IV.
I found no shape or size of tenement but this. There was always the one room, where the inmates lived by day, and the one den, where they slept by night, apparently all in the same bed, though probably the children were strewn about the floor. If the tenement were high up the living-room had more light and air than if it were low down; but the sleeping-hole never had any light or air of its own. My calls were made on one of the mild days which fell before last Christmas, and so I suppose I saw these places at their best; but what they must be when the summer is seven times heated without, as it often is in New York, or when the arctic cold has pierced these hapless abodes and the inmates huddle together for their animal heat, the reader must imagine for himself. The Irish-Americans had flaming stoves, even on that soft day, but in the Hebrew tenements I found no fire. They were doubtless the better for this, and it is one of the comical anomalies of the whole affair that they are singularly healthy. The death rate among them is one of the lowest in the city, though whether for their final advantage it might not better be the highest, is one of the things one must not ask one’s self. In their presence I should not dare to ask it, even in my deepest thought. They are then so like other human beings and really so little different from the best, except in their environment, that I had to get away from this before I could regard them as wild beasts.

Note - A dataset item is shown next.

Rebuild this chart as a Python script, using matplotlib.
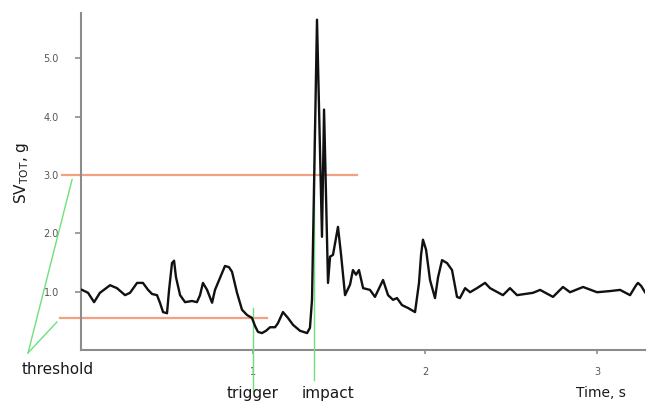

I suppose there are and have been worse conditions of life, but if I stopped short of savage life I found it hard to imagine them. I did not exaggerate to myself the squalor that I saw, and I do not exaggerate it to the reader. As I have said, I was so far from sentimentalizing it that I almost immediately reconciled myself to it, as far as its victims were concerned. Still, it was squalor of a kind which, it seemed to me, it could not be possible to outrival anywhere in the life one commonly calls civilized. It is true that the Indians who formerly inhabited this island were no more comfortably lodged in their wigwams of bark and skins than these poor New-Yorkers in their tenements. But the wild men pay no rent, and if they are crowded together upon terms that equally forbid decency and comfort in their shelter, they have the freedom of the forest and the prairie about them; they have the illimitable sky and the whole light of day and the four winds to breathe when they issue into the open air. The New York tenement dwellers, even when they leave their lairs, are still pent in their high-walled streets, and inhale a thousand stenches of their own and others’ making. The street, except in snow and rain, is always better than their horrible houses, and it is doubtless because they pass so much of their time in the street that the death rate is so low among them. Perhaps their domiciles can be best likened for darkness and discomfort to the dugouts or sod huts of the settlers on the great plains. But these are only temporary shelters, while the tenement dwellers have no hope of better housing; they have neither the prospect of a happier fortune through their own energy as the settlers have, nor any chance from the humane efforts and teachings of missionaries, like the savages. With the tenement dwellers it is from generation to generation, if not for the individual, then for the class, since no one expects that there will not always be tenement dwellers in New York as long as our present economical conditions endure.